One of the most popular esports titles Counter-Strike: Global Offensive or CSGO has long been celebrated for its competitive integrity, strategic depth, and the timeless appeal of its maps. However, amidst the pantheon of revered battlegrounds lies Vertigo, a map that has consistently found itself at the epicenter of controversy and disdain. Despite its unpopularity, Vertigo plays a crucial role in the evolution of CSGO, challenging the status quo and pushing the boundaries of competitive play.
The Legacy of Vertigo
Vertigo started its journey in 1999 and it is one of the oldest maps in the Counter-Strike series. Chris “Narby” Auty created this map who also designed the legendary Counter-Strike map Inferno. However, Vertigo’s journey from obscurity to the active duty pool has been anything but smooth, with players and professionals alike voicing their criticisms loud and clear. The map has been described as chaotic, claustrophobic, and severely lacking in strategic diversity. Yet, it is precisely these imperfections that make Vertigo an essential asset to the future of CSGO.
For years, the CSGO community has been content with playing the same set of maps, leading to stagnation in the competitive scene. The maps, while masterfully designed, have undergone countless touch-ups and repairs, leaving little room for innovation. Vertigo’s reintroduction into the active duty pool in 2019, replacing the beloved Cache, was Valve’s bold attempt to shake things up and breathe new life into the game.
Vertigo’s Entry into the Active Duty Pool
The backlash against Vertigo was immediate and fierce, with players criticizing its inclusion and highlighting its many flaws. However, Valve remained steadfast, continuously updating and tweaking the map based on player feedback. This commitment to improvement showcases the necessity of having a map like Vertigo in the rotation, serving as a testing ground for new ideas and strategies.

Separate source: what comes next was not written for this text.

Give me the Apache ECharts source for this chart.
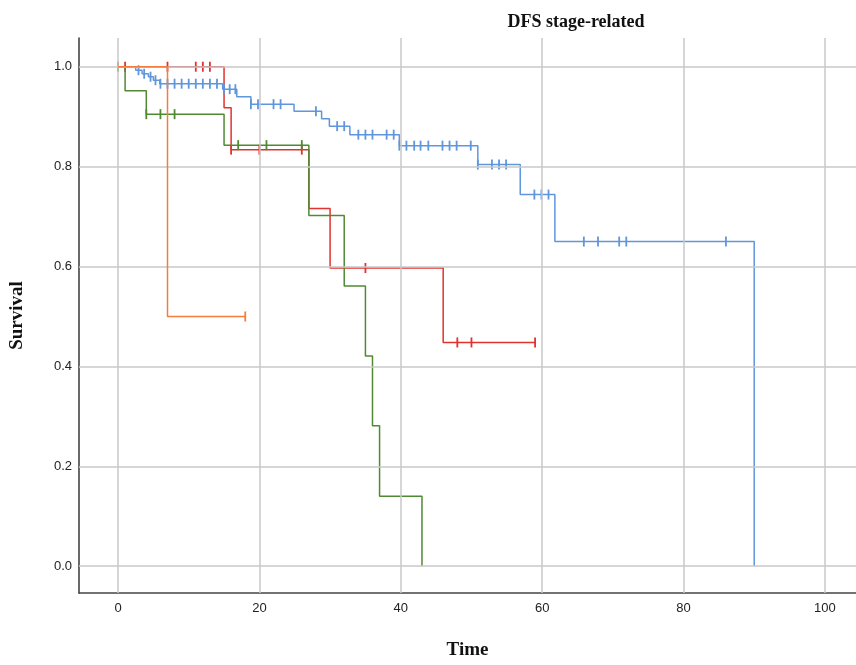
<!DOCTYPE html>
<html><head><meta charset="utf-8">
<script src="https://cdn.jsdelivr.net/npm/echarts@6/dist/echarts.min.js"></script>
<style>html,body{margin:0;padding:0;background:#fff}#c{width:856px;height:665px}</style>
</head><body><div id="c"></div>
<script>
// Tick values
const timeTicks = [0, 20, 40, 60, 80, 100];
const survivalTicks = [0, 0.2, 0.4, 0.6, 0.8, 1.0];

// Blue group
const blueEventTime = [0, 2.5, 3.4, 4.3, 5.0, 5.9, 14.8, 16.8, 18.8, 24.9, 28.8, 29.9, 32.8, 39.8, 50.9, 56.9, 61.8, 90];
const blueSurv      = [1, 0.993, 0.986, 0.980, 0.973, 0.966, 0.955, 0.940, 0.925, 0.911, 0.896, 0.881, 0.864, 0.842, 0.804, 0.744, 0.650, 0];
const blueCensor    = [2.9, 3.7, 4.6, 5.3, 6, 7, 8, 9, 10, 11, 12, 13, 14, 15.0, 15.8, 16.6, 18.8, 19.8, 22, 23, 28, 31, 32, 34, 35, 36, 38, 39, 39.8, 40.8, 41.9, 42.8, 43.9, 45.9, 46.9, 47.9, 49.9, 50.9, 52.9, 53.9, 54.9, 58.9, 59.9, 60.9, 65.9, 67.9, 70.9, 71.9, 86];
const blueEnd = 90;

// Red group
const redEventTime = [0, 15, 16, 27, 30, 46];
const redSurv      = [1, 0.918, 0.834, 0.716, 0.597, 0.448];
const redCensor    = [1, 7, 11, 12, 13, 16, 20, 26, 35, 48, 50, 59];
const redEnd = 59;

// Green group
const greenEventTime = [0, 1, 4, 15, 27, 32, 35, 36, 37, 43];
const greenSurv      = [1, 0.952, 0.905, 0.843, 0.702, 0.561, 0.421, 0.281, 0.140, 0];
const greenCensor    = [0, 4, 6, 8, 17, 21, 26];
const greenEnd = 43;

// Orange group
const orangeEventTime = [0, 7];
const orangeSurv      = [1, 0.5];
const orangeCensor    = [18];
const orangeEnd = 18;

const xMin = -5.52, xMax = 104.4, yMin = -0.0536, yMax = 1.0575;

function stepData(times, surv, end) {
  const d = times.map((t, i) => [t, surv[i]]);
  if (end > times[times.length - 1]) d.push([end, surv[surv.length - 1]]);
  return d;
}
function censorData(times, surv, cens) {
  return cens.map(c => {
    let s = surv[0];
    for (let i = 0; i < times.length; i++) if (times[i] <= c) s = surv[i];
    return [c, s];
  });
}

const groups = [
  {name: 'red', color: '#e0322e', t: redEventTime, s: redSurv, c: redCensor, e: redEnd},
  {name: 'green', color: '#4f8a33', t: greenEventTime, s: greenSurv, c: greenCensor, e: greenEnd},
  {name: 'blue', color: '#5f96dc', t: blueEventTime, s: blueSurv, c: blueCensor, e: blueEnd},
  {name: 'orange', color: '#f47c3c', t: orangeEventTime, s: orangeSurv, c: orangeCensor, e: orangeEnd}
];

const series = [{
  type: 'line', z: 1, data: [[0, 1]], symbol: 'none', lineStyle: {opacity: 0}, silent: true,
  markLine: {
    silent: true, symbol: ['none', 'none'], label: {show: false},
    lineStyle: {color: '#c9c9c9', width: 1.5, type: 'solid'},
    emphasis: {disabled: true},
    data: [...timeTicks.map(v => ({xAxis: v})), ...survivalTicks.map(v => ({yAxis: v}))]
  }
}];
groups.forEach((g, i) => {
  series.push({
    type: 'line', name: g.name, step: 'end', z: 2 + i, symbol: 'none', showSymbol: false,
    data: stepData(g.t, g.s, g.e),
    lineStyle: {color: g.color, width: 1.5}, itemStyle: {color: g.color}
  });
  series.push({
    type: 'scatter', name: g.name + ' censored', z: 2 + i,
    data: censorData(g.t, g.s, g.c),
    symbol: 'rect', symbolSize: [1.8, 10],
    itemStyle: {color: g.color, opacity: 1}
  });
});

const chart = echarts.init(document.getElementById('c'), null, {renderer: 'canvas'});
chart.setOption({
  animation: false,
  backgroundColor: '#fff',
  grid: {left: 79, right: 0, top: 38, bottom: 67},
  xAxis: {
    type: 'value', min: xMin, max: xMax,
    name: 'Time', nameLocation: 'middle', nameGap: 48,
    nameTextStyle: {fontFamily: 'Liberation Serif', fontWeight: 'bold', fontSize: 19, color: '#111'},
    axisLine: {show: true, onZero: false, lineStyle: {color: '#444', width: 1.6}},
    axisTick: {show: false},
    splitLine: {show: false},
    axisLabel: {customValues: timeTicks, color: '#222', fontSize: 13, margin: 9, fontFamily: 'Liberation Sans'}
  },
  yAxis: {
    type: 'value', min: yMin, max: yMax,
    name: 'Survival', nameLocation: 'middle', nameGap: 52, nameRotate: 90,
    nameTextStyle: {fontFamily: 'Liberation Serif', fontWeight: 'bold', fontSize: 19, color: '#111'},
    axisLine: {show: true, onZero: false, lineStyle: {color: '#444', width: 1.6}},
    axisTick: {show: false},
    splitLine: {show: false},
    axisLabel: {customValues: survivalTicks, color: '#222', fontSize: 13, margin: 7, fontFamily: 'Liberation Sans',
      formatter: v => v.toFixed(1)}
  },
  graphic: [{
    type: 'text', x: 576, y: 22,
    style: {text: 'DFS stage-related', font: 'bold 18px "Liberation Serif"', fill: '#111', align: 'center', verticalAlign: 'middle'}
  }],
  series: series
});
</script></body></html>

The story of Vertigo draws parallels with that of Overpass, another map that faced initial backlash but eventually found its place in the hearts of players. Overpass’s journey from hated to beloved is a testament to the power of perseverance and the importance of giving maps the time they need to evolve. Vertigo, too, has the potential to undergo this transformation, but only if the community is willing to embrace the chaos and participate in its refinement.
The Promising Future in CS2
After CS2’s release, Vertigo’s presence in the CS2 map pool is a reminder that change is necessary for growth and evolution. While it may never achieve the same level of adoration as Dust II or Inferno, Vertigo challenges players to adapt, innovate, and think outside the box. It is a crucible of creativity, a necessary evil that pushes the boundaries of what is possible in CS2. As we look to the future, let us not shy away from the challenge that Vertigo presents, but instead, embrace it as a vital component in the ever-evolving landscape of competitive Counter-Strike.
There are a lot of bugs and glitches in Vertigo right now. However, the map has the potential to show some of the greatest gameplay in the future as there are several ways you can outplay the opponents on this map. Even though there are a lot of pros who literally hate this map, there are a few who actually love the map. Valve should start improving the latter number by working on constructive changes in the map.